* EXERCISE DIRECTIONS *
Retype the opening lines of the listing below, ending with the line that contains "import seaborn as sns", and leave out any pictures.

* AVAILABLE DATA *
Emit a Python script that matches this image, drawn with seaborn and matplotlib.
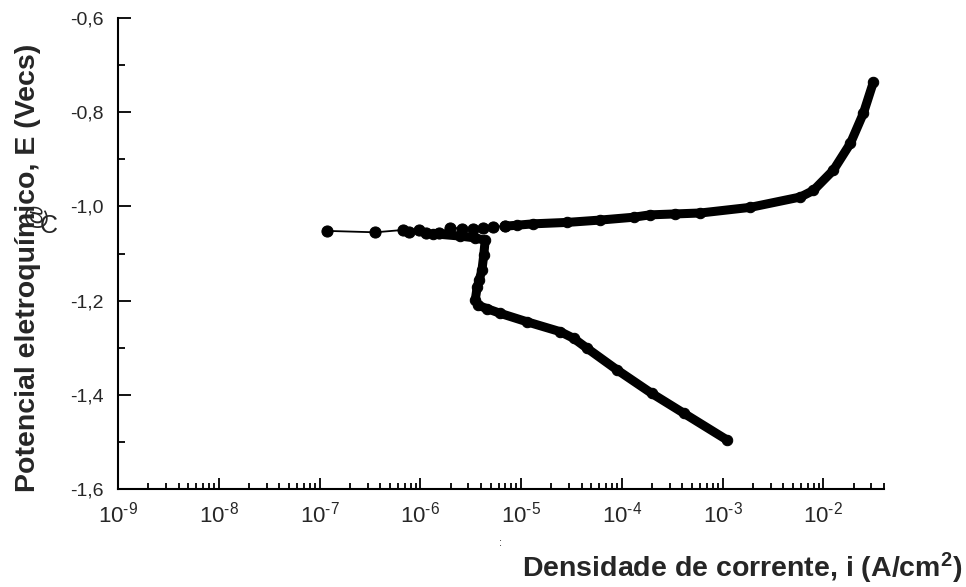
import numpy as np
import pandas as pd
import matplotlib
matplotlib.use("Agg")
import matplotlib.pyplot as plt
import matplotlib.ticker as mticker
import seaborn as sns

# ---- data (log10 of current density, potential in V) ----
# anodic branch: sparse separated points near Ecorr
up_sparse_logi = [-6.924, -6.446, -6.171, -6.116, -6.016, -5.941, -5.819, -5.703,
                  -5.587, -5.472, -5.373, -5.274, -5.158]
up_sparse_E = [-1.052, -1.055, -1.050, -1.055, -1.050, -1.057, -1.057, -1.045,
               -1.047, -1.047, -1.045, -1.043, -1.042]
# anodic branch: dense part
up_dense_logi = [-5.158, -5.043, -4.878, -4.544, -4.214, -3.883, -3.723, -3.469,
                 -3.220, -2.724, -2.227, -2.098, -1.900, -1.731, -1.602, -1.503]
up_dense_E = [-1.042, -1.040, -1.037, -1.034, -1.029, -1.023, -1.018, -1.016,
              -1.014, -1.002, -0.980, -0.966, -0.923, -0.866, -0.802, -0.736]
# cathodic branch
cat_logi = [-5.872, -5.604, -5.455, -5.356, -5.370, -5.388, -5.415, -5.435, -5.455,
            -5.425, -5.339, -5.207, -4.941, -4.611, -4.479, -4.346, -4.048, -3.703,
            -3.386, -2.955]
cat_E = [-1.058, -1.063, -1.067, -1.072, -1.103, -1.135, -1.156, -1.171, -1.199,
         -1.210, -1.217, -1.227, -1.245, -1.266, -1.280, -1.301, -1.347, -1.397,
         -1.439, -1.496]

y_ticks = [-1.6, -1.4, -1.2, -1.0, -0.8, -0.6]
x_ticks = [1e-9, 1e-8, 1e-7, 1e-6, 1e-5, 1e-4, 1e-3, 1e-2]

up_sparse = pd.DataFrame({"i": np.power(10.0, up_sparse_logi), "E": up_sparse_E})
up_dense = pd.DataFrame({"i": np.power(10.0, up_dense_logi), "E": up_dense_E})
cat = pd.DataFrame({"i": np.power(10.0, cat_logi), "E": cat_E})

sns.set_style("ticks")
plt.rcParams["font.family"] = ["Liberation Sans", "DejaVu Sans"]
plt.rcParams["mathtext.fontset"] = "custom"
plt.rcParams["mathtext.rm"] = "Liberation Sans"
plt.rcParams["mathtext.it"] = "Liberation Sans:italic"
plt.rcParams["mathtext.bf"] = "Liberation Sans:bold"

W, H = 966, 587
fig = plt.figure(figsize=(W / 100, H / 100), dpi=100)
ax = fig.add_axes([118 / W, 1 - 489 / H, (884 - 118) / W, (489 - 18) / H])

black = "#000000"
thick = dict(color=black, linewidth=6.5, solid_capstyle="round", solid_joinstyle="round",
             marker="o", markersize=7.5, markeredgecolor=black, markerfacecolor=black)
sns.lineplot(data=cat, x="i", y="E", sort=False, estimator=None, ax=ax, **thick)
sns.lineplot(data=up_dense, x="i", y="E", sort=False, estimator=None, ax=ax, **thick)
sns.lineplot(data=up_sparse, x="i", y="E", sort=False, estimator=None, ax=ax,
             color=black, linewidth=1.3, marker="o", markersize=8,
             markeredgecolor=black, markerfacecolor=black)

ax.set_xscale("log")
ax.set_xlim(1e-9, 4e-2)
ax.set_ylim(-1.6, -0.6)
ax.set_xlabel("")
ax.set_ylabel("")


def xfmt(v, pos):
    e = int(round(np.log10(v)))
    return "$\\mathdefault{10^{\\text{%d}}}$" % e


ax.set_xticks(x_ticks)
ax.xaxis.set_major_formatter(mticker.FuncFormatter(xfmt))
ax.xaxis.set_minor_locator(mticker.LogLocator(base=10, subs=np.arange(2, 10)))
ax.xaxis.set_minor_formatter(mticker.NullFormatter())
ax.set_yticks(y_ticks)
ax.yaxis.set_minor_locator(mticker.MultipleLocator(0.1))
ax.yaxis.set_major_formatter(mticker.FuncFormatter(lambda v, p: f"{v:.1f}".replace(".", ",")))

for s in ["top", "right"]:
    ax.spines[s].set_visible(False)
for s in ["left", "bottom"]:
    ax.spines[s].set_linewidth(1.5)
    ax.spines[s].set_color(black)

ax.tick_params(axis="both", which="both", direction="in", color=black, width=1.3)
ax.tick_params(axis="y", which="major", length=9, labelsize=14, pad=10)
ax.tick_params(axis="y", which="minor", length=5)
ax.tick_params(axis="x", which="major", length=8, labelsize=16, pad=9)
ax.tick_params(axis="x", which="minor", length=4)

fig.text(28 / W, 1 - 268 / H, "Potencial eletroquímico, E (Vecs)", rotation=90,
         ha="center", va="center", fontsize=20.5, fontweight="bold")
fig.text(35 / W, 1 - 214 / H, "@", rotation=90, ha="center", va="center", fontsize=18)
fig.text(49 / W, 1 - 226 / H, "C", ha="center", va="center", fontsize=18)
fig.text(962 / W, 1 - 577 / H, "Densidade de corrente, i (A/cm$\\mathbf{^2}$)",
         ha="right", va="baseline", fontsize=20.5, fontweight="bold")
fig.text(500 / W, 1 - 543 / H, ":", ha="center", va="center", fontsize=8)

fig.savefig("out.png", dpi=100, facecolor="white")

* THE COMPLETED TASK *
Emit a Python script that matches this image, drawn with seaborn and matplotlib.
import numpy as np
import pandas as pd
import matplotlib
matplotlib.use("Agg")
import matplotlib.pyplot as plt
import matplotlib.ticker as mticker
import seaborn as sns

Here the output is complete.